Requirement:
With all pictures omitted, return verbatim the lines from the beginning of the records below through the line containing "from matplotlib.transforms import IdentityTransform".

Exercise data:

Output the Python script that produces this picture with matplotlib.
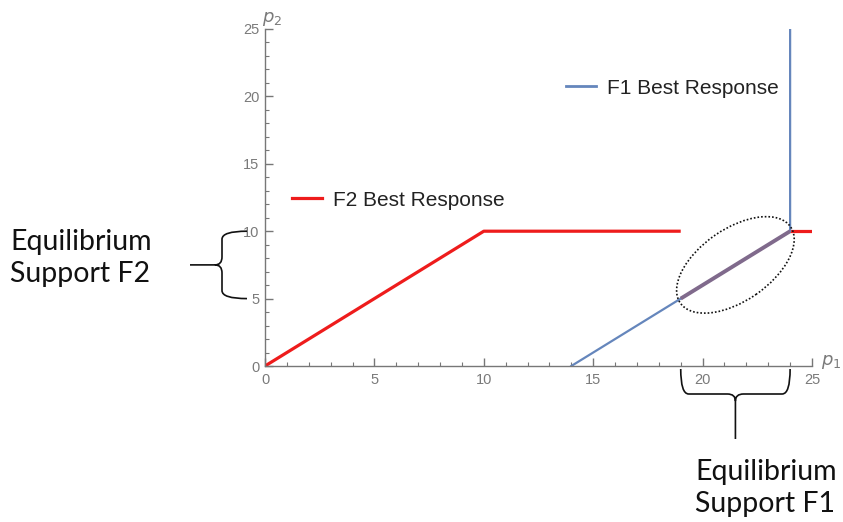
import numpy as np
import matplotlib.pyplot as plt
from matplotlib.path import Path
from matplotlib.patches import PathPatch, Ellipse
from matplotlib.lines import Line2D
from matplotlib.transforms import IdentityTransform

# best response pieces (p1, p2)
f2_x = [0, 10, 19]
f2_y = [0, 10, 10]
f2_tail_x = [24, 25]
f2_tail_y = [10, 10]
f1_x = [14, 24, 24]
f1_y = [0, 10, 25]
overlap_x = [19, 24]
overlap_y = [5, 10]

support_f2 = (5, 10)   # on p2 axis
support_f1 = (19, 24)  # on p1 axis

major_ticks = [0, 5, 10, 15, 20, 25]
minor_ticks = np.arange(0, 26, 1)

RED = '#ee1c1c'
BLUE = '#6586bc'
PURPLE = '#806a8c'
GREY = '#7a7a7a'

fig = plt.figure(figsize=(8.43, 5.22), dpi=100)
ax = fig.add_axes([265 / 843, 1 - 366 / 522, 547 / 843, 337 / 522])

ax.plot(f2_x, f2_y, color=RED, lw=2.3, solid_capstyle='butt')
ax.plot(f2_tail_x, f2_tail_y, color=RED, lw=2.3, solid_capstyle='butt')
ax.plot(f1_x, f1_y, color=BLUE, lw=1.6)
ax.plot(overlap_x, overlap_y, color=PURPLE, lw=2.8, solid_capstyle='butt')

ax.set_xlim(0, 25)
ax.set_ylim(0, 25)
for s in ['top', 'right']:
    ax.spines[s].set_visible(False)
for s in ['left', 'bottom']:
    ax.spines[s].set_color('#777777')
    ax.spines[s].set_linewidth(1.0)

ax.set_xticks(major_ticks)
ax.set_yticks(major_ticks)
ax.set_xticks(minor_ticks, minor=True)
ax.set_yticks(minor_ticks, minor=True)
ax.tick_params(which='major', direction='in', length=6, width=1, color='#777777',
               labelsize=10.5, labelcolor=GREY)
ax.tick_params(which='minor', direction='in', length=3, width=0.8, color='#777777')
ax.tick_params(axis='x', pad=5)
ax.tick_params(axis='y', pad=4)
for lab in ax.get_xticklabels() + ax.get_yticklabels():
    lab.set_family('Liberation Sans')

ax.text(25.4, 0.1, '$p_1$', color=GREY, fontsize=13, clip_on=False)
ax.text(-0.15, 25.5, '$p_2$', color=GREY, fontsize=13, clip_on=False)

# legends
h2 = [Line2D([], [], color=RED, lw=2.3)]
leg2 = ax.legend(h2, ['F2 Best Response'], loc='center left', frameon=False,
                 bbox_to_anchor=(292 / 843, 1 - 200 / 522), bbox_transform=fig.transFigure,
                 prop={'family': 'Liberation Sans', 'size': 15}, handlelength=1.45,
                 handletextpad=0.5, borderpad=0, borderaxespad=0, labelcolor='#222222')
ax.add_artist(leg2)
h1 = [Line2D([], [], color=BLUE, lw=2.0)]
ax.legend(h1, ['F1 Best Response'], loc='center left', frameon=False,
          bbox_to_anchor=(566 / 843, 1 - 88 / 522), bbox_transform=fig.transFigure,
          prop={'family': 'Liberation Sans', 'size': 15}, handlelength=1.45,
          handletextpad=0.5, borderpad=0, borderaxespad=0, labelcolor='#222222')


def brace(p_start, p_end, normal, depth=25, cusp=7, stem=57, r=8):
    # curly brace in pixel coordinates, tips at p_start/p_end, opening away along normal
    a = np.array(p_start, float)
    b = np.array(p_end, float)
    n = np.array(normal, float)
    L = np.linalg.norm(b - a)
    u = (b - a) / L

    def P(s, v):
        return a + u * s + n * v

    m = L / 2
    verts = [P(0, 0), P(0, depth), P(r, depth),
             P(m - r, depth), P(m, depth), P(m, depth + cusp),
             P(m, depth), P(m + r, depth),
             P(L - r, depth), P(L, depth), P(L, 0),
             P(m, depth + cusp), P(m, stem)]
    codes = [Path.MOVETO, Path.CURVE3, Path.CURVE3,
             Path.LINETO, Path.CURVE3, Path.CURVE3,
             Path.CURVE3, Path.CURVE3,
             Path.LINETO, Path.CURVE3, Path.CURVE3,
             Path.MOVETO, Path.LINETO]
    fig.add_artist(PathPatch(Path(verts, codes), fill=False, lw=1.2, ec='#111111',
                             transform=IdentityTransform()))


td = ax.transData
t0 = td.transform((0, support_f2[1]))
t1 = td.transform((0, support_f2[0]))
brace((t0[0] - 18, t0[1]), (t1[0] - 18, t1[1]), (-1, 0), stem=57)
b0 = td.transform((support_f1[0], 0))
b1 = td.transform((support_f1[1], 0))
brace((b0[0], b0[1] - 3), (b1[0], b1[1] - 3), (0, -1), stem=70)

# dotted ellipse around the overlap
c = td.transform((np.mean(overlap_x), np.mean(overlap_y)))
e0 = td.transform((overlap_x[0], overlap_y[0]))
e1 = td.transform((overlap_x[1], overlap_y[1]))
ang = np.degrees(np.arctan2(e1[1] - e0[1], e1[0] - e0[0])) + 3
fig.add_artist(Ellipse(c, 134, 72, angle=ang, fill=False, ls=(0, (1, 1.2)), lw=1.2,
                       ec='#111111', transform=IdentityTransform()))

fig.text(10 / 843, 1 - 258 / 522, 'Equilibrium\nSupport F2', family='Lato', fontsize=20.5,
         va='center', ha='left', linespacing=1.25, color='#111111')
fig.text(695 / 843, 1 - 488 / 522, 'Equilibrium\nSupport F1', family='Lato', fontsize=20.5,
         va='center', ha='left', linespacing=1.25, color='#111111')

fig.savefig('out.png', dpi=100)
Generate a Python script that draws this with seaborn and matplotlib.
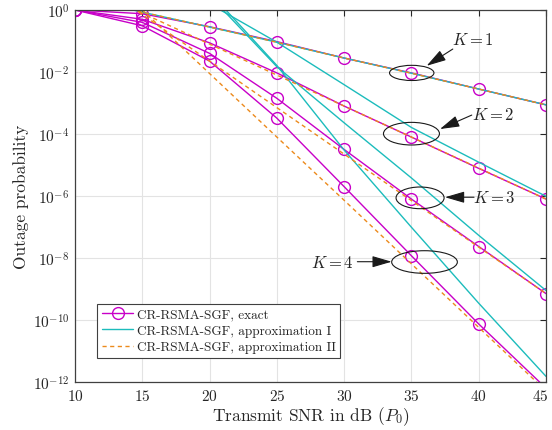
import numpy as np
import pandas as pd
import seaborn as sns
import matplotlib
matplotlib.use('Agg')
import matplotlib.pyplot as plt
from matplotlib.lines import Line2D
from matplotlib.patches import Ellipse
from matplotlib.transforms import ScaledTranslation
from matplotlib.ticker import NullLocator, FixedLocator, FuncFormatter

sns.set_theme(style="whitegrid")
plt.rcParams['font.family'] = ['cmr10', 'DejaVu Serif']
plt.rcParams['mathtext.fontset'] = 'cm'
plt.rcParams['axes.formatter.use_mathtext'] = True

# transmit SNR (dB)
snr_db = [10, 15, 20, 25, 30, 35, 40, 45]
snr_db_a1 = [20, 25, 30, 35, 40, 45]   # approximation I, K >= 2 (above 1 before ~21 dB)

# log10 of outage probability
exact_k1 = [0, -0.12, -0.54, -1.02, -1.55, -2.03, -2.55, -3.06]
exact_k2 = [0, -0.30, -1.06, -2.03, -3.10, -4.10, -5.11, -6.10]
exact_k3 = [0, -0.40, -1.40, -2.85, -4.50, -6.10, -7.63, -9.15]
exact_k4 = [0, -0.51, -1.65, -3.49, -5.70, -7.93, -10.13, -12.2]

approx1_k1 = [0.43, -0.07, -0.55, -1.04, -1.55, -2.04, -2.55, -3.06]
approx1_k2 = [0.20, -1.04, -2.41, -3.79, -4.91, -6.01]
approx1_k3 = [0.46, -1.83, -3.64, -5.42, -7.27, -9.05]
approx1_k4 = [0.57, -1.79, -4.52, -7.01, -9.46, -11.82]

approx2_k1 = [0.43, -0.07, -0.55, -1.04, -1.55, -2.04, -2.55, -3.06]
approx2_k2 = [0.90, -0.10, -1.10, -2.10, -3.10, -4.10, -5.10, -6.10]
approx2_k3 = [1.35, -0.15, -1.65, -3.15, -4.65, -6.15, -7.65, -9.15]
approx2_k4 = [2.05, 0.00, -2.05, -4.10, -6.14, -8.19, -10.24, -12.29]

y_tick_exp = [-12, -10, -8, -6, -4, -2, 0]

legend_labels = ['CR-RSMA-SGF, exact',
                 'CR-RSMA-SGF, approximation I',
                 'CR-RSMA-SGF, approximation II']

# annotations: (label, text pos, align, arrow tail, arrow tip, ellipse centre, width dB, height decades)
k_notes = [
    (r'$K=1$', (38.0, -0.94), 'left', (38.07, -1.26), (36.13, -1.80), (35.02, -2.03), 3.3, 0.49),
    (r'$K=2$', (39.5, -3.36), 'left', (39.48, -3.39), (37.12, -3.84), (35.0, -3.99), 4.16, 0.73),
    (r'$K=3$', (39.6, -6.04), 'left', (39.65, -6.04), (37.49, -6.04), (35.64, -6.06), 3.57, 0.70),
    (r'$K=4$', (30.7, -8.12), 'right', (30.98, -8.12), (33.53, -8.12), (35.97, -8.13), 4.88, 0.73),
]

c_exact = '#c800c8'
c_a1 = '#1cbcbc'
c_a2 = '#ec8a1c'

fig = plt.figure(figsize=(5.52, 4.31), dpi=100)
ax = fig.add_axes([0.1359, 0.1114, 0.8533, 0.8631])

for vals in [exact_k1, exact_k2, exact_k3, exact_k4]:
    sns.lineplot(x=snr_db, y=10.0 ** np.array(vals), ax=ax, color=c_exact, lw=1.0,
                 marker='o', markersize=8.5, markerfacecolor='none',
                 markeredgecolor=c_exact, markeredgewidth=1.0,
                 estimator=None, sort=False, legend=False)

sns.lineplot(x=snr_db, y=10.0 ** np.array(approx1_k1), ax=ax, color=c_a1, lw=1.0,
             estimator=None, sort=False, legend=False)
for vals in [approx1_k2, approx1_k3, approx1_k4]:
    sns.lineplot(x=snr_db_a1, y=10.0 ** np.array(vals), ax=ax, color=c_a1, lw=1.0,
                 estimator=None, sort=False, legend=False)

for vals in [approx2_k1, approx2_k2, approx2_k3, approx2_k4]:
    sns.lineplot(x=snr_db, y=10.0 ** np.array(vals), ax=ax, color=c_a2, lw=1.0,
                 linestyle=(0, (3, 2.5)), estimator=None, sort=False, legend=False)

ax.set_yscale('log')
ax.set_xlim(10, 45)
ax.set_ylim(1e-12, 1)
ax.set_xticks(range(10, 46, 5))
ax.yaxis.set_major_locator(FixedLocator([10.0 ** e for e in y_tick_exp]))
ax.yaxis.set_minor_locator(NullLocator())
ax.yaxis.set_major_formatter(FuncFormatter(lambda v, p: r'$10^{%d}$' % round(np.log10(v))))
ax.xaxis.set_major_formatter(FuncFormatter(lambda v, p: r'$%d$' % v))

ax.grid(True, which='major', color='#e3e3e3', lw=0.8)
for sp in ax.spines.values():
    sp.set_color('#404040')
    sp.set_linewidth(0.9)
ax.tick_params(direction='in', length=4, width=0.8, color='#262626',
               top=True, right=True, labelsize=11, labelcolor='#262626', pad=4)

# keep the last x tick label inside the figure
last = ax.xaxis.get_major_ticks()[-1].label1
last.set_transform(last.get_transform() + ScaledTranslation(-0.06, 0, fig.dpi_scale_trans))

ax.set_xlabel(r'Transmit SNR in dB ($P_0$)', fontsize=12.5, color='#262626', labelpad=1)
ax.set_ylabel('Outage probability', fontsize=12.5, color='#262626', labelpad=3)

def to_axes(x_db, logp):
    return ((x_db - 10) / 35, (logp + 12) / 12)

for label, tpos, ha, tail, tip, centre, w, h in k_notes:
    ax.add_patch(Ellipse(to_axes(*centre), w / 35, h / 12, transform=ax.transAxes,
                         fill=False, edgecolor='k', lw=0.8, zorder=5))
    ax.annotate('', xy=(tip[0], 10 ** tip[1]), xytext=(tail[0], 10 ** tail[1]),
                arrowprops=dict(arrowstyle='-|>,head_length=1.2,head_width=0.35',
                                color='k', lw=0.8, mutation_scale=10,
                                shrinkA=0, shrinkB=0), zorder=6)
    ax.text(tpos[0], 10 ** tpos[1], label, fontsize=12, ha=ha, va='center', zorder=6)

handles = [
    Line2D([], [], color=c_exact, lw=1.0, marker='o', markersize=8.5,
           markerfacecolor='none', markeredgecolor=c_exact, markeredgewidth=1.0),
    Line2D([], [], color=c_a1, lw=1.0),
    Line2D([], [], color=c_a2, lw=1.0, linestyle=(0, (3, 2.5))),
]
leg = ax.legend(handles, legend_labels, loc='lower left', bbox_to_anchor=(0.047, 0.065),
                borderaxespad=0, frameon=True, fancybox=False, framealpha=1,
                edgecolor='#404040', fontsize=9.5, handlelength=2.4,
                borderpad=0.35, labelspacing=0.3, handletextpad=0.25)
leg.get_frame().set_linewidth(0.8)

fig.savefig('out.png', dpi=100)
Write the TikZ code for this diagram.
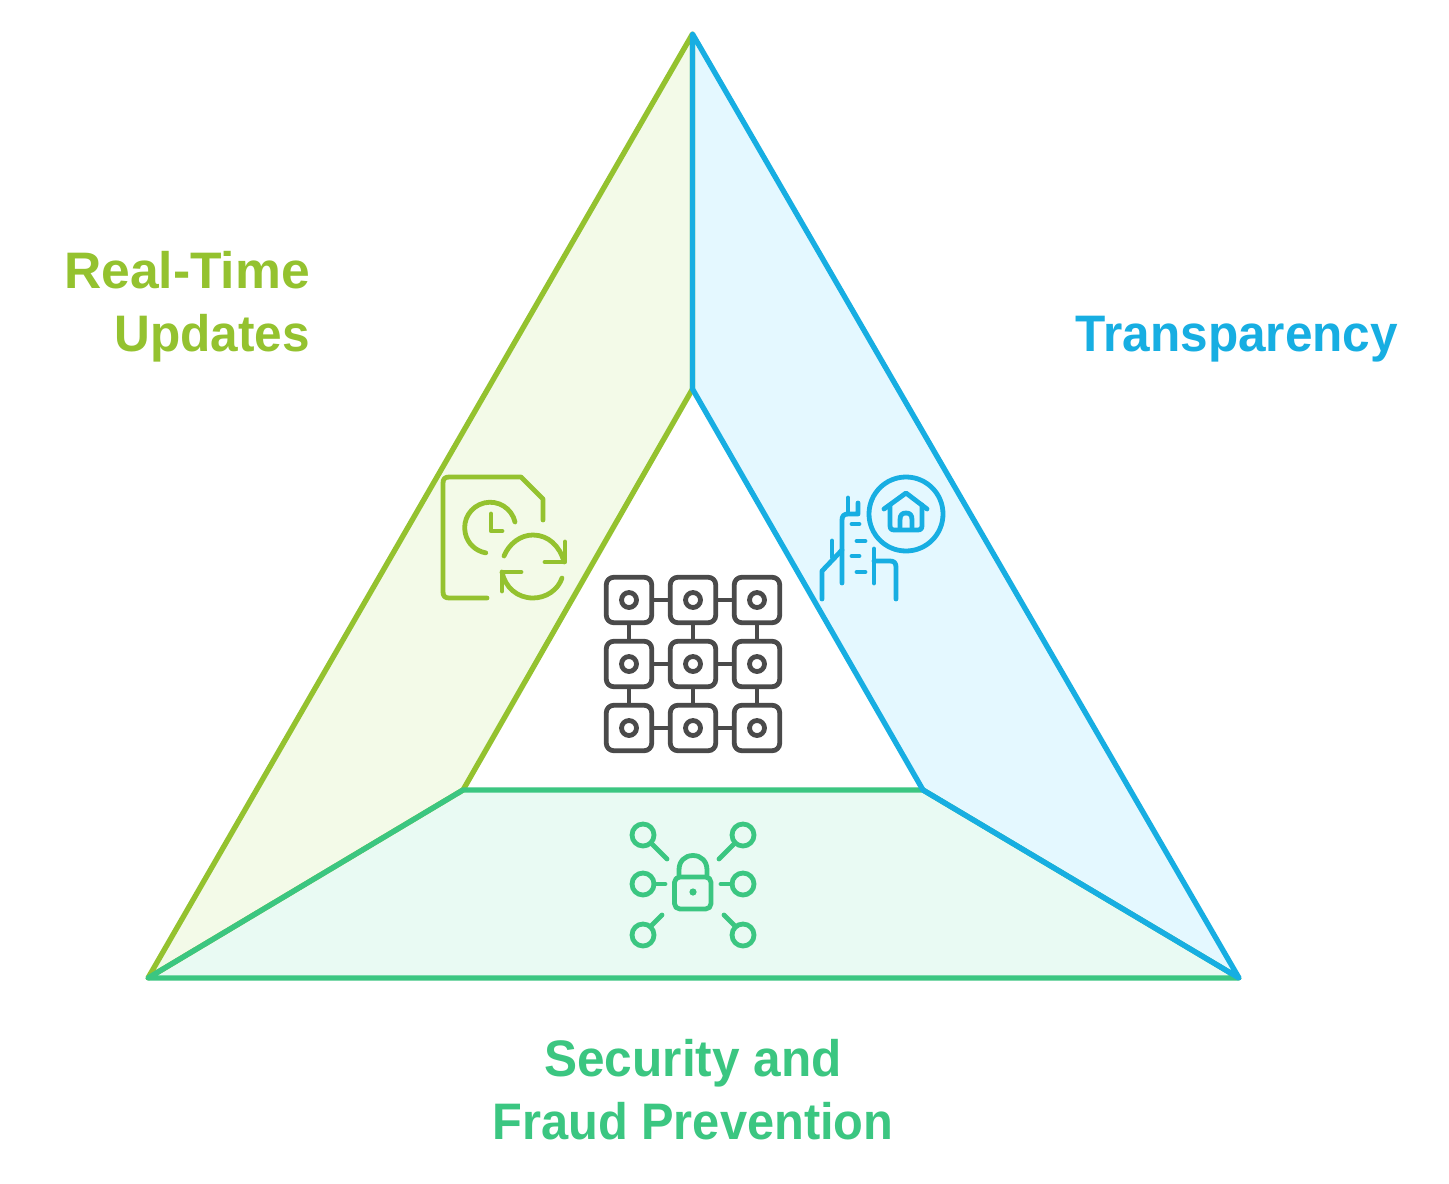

Result:
Output the Python script that produces this picture with matplotlib.
import numpy as np
import matplotlib.pyplot as plt
from matplotlib.path import Path
from matplotlib.patches import PathPatch, Ellipse
from matplotlib.lines import Line2D
from matplotlib.transforms import IdentityTransform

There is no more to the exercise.